Case Study: Building Scalable Cloud Infrastructure for Aperture Space’s ML Model
Client Overview
Client |
Aperture Space |
Industry |
Environmental Analytics, Geospatial Data |
Objective: Deploy the ML model Docker container on Google Cloud, create scalable and cost-efficient infrastructure, build API layer, and manage demand fluctuations.
Project Background
Aperture Space aimed to create a scalable solution for the their satellite vision ML model. They needed to migrate their local Docker container to Google Cloud for remote operations and build a system that adjusts based on demand.
Results & Impact
- Scalability: Aperture Space’s ML model now runs in a fully scalable environment, handling demand surges with 95% less downtime thanks to automated scaling.
- Efficiency: Processing times dropped 80% with parallel processing, while cutting cloud costs by 60%, saving up to $25,000 annually.
- Automation: Deployment times shrank by 90%, enabling seamless updates in under 2 minutes.
By the Numbers
- 95% downtime reduction during peak use.
- 80% faster processing.
- Up to $25,000/year savings.
Key Deliverables and Challenges
- Cloud Infrastructure Setup: Migrate the Docker container to Google Cloud and configure it for a scalable, production-ready environment.
- API Development & Deployment: Wrap the model in an API, deploy on a VM, and integrate with Google Cloud services.
- Scalability & Automation: Design a system that scales with demand, using load balancers and a bulk run module.
- Error Handling & Monitoring: Implement logging, error handling, and cloud monitoring for robust performance.
Solution Overview
The solution was divided into phases, each targeting cloud migration, API development, scalability, and monitoring.
Phase 1: Project Setup & Cloud Resource Provisioning
- Objective: Set up the foundation for cloud migration and establish a task plan.
- Key Actions:
- Reviewed Docker container to identify dependencies and plan API tasks.
- Provisioned cloud resources using Google Cloud Run, Google Cloud Storage (GCS), and an Open Relational Database.
- Conducted basic testing to validate the initial cloud setup.
Phase 2: API Wrapper Development & Deployment
- Objective: Build an async API to interact with the model.
- Key Actions:
- Developed an API wrapper outside the Docker container for easier development.
- Develop user authentication layer with hashed API keys
- Enable asynchronous model runs with background jobs triggering the model as a Cloud Run job, and a separate fetch API to get results and status
- Deployed the API on a Google Cloud VM, ensuring smooth interaction with GCS.

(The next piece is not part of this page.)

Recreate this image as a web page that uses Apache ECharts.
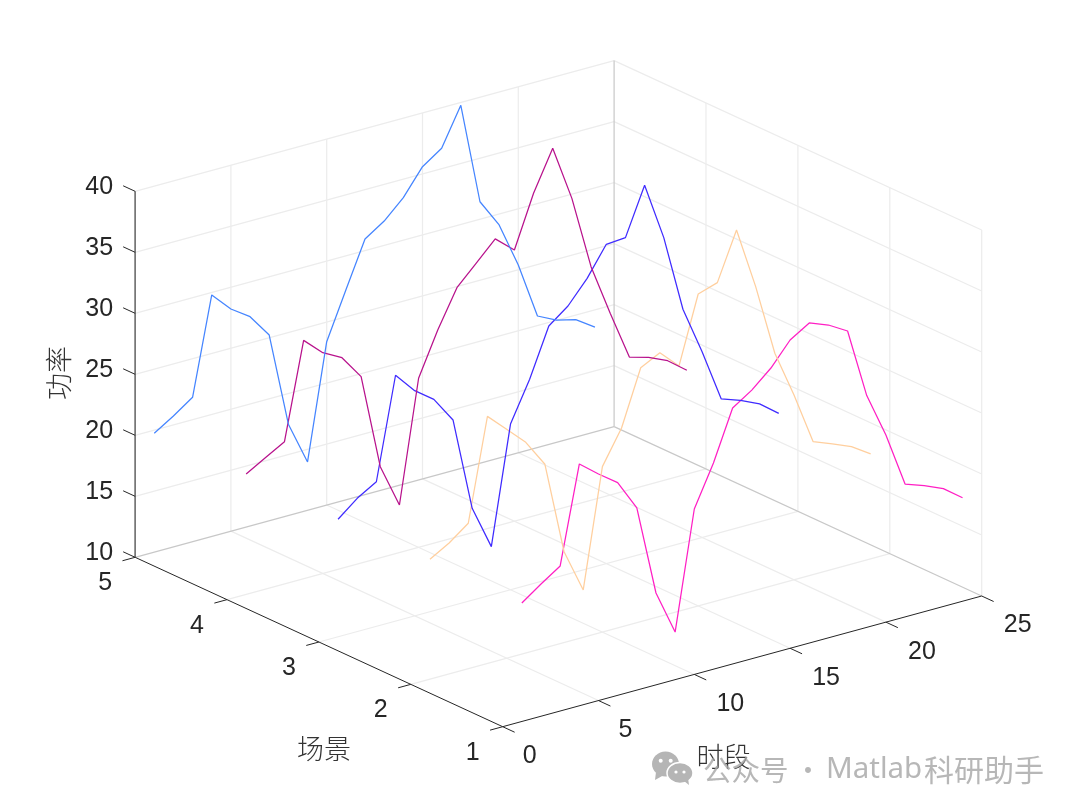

- Automated deployment with CircleCI pipelines linked to GitHub
Phase 3: Cloud Relational Database Integration
- Objective: Implement cloud-based storage and database solutions.
- Key Actions:
- Integrated Google Cloud SQL with the cloud infrastructure.
- Updated data storage code for seamless interaction between the API, database, and storage.
- Developed a queueing system for jobs to handle peak throughput.
Phase 4: Scalability Implementation
- Objective: Design the system to scale and enable bulk jobs.
- Key Actions:
- Developed a bulk run module for batch processing of input CSV files.
- Integrated output handling to GCS for efficient result dumping.
- Configured Google Cloud Load Balancer to distribute workload and scale based on demand.
Phase 5: Error Handling & Monitoring
- Objective: Implement robust logging and monitoring.
- Key Actions:
- Set up error handling within the API.
- Configured multi-level logging using Google Cloud Logging and Google Cloud Monitoring.
Conclusion
The migration of Aperture Space's model to Google Cloud enabled a scalable, efficient, and robust system. The fully integrated cloud solution, including API development, database integration, and automated scaling, positioned the client to meet growing demand for their analytics service.